Aceptar que nos mienten y hacer oídos sordos a cuanto nos dicen, puede ser indicador de madurez, desidia o complicidad. Hemos asumido, como algo natural, que los políticos sólo buscan nuestros votos y aceptamos que, en ésa búsqueda, traten de engañarnos. Sabemos que el lenguaje político, al construirse con ambigüedad, medias verdades y falsedades completas, resulta un galimatías propicio para la manipulación y la demagogia. Pero, ¿seguimos aceptando que nos mientan y que se dirijan a nosotros como si fuéramos imbéciles?
El presidente del Gobierno antes de emprender su viaje a China, para vender alfalfa y repetir la milonga de lo bien que va España, justificaba la retirada del proyecto de ley sobre el aborto por falta de consenso. «No podía seguir adelante con una ley que el próximo Gobierno fuera a derogar al minuto uno», fueron las palabras textuales de Rajoy. ¿Anunciaba un nuevo tiempo como sugería El País, cada día más elocuente en sus editoriales, o estaba insinuando que el próximo gobierno ya no será del PP? Nada de eso. Simple estrategia electoral. Controlado adecuadamente el Tribunal Constitucional, el presidente hace limpieza interna, no retira el recurso de inconstitucionalidad y confía que el TC, presidido por un militante del PP, le haga el trabajo para evitar una importante fuga de votos.

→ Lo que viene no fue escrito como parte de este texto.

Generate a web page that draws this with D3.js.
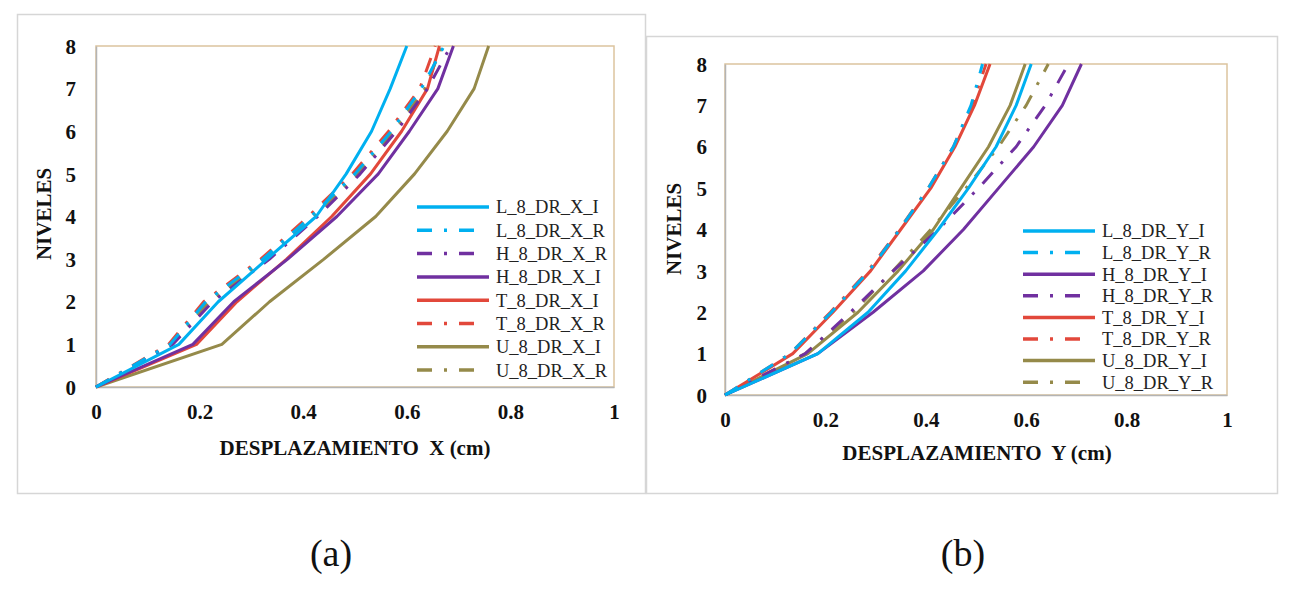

De un Gobierno que ha usado su mayoría absoluta sin contemplaciones, sorprendería su conversión repentina. Eso del consenso en los labios de Rajoy suena a señuelo y a enmascaramiento de intenciones. En democracia, el consenso, sólo es aceptable en casos puntuales y con carácter excepcional. Consenso es sinónimo de uniformidad y, de alguna manera, supone una tara democrática. La democracia se sustenta en la diferencia. Si cada opción política representa un proyecto, una forma diferente de observar la realidad y de proponer soluciones, apelar al consenso puede suponer una renuncia. Se vota a una determinada opción porque se confía en su programa, en las promesas que hace, en las soluciones que propone y en las personas encargadas de cumplirlas. El partido o los partidos que forman gobierno debieran gobernar conforme a los programas promesas y soluciones ofrecidas. El resto de las fuerzas políticas tienen la importante la labor de fiscalizar la acción de gobierno, proponer soluciones alternativas y persuadir a los ciudadanos de los intentos de engaño y seducción que, sin duda, hará el poder.
Desde hace tiempo hay una corriente que enarbola la bandera del consenso, de los pactos de Estado y de la unidad para hacer frente a todos los problemas. ¿Unidos contra la crisis? Por supuesto, pero ¿nos unimos junto a los directivos del IBEX 35 y con quienes han preferido socorrer a la banca antes que a los ciudadanos? ¿Unidos contra el paro? Faltaría más, pero ¿nos unimos a los defensores de rebajar salarios, de aumentar las horas de trabajo y reducir los derechos laborales? Unidos por la sanidad, la educación y la justicia. De acuerdo, pero qué hacemos con quienes planifican la voladura de la sanidad y la educación pública, ¿nos unimos a quienes han diseñado una justicia para ricos y otra para pobres? ¿Nos unimos a quienes han reducido nuestros derechos y libertades?
Aunque, en circunstancias excepcionales, es necesario cerrar ojos, tapar la nariz y controlar la náusea, recordemos que la democracia se sustenta en el contraste de ideas y en el respeto a las diferencias. Negociación y diálogo siempre; pacto, en ocasiones; consenso y pactos de Estado sólo en circunstancias muy excepcionales. ¿Qué sentido tiene una democracia en la que todo se pacte? Entre el consenso y la uniformidad, ¿dónde dejamos el debate político?, ¿dónde la discrepancia? ¿Volvemos al partido único?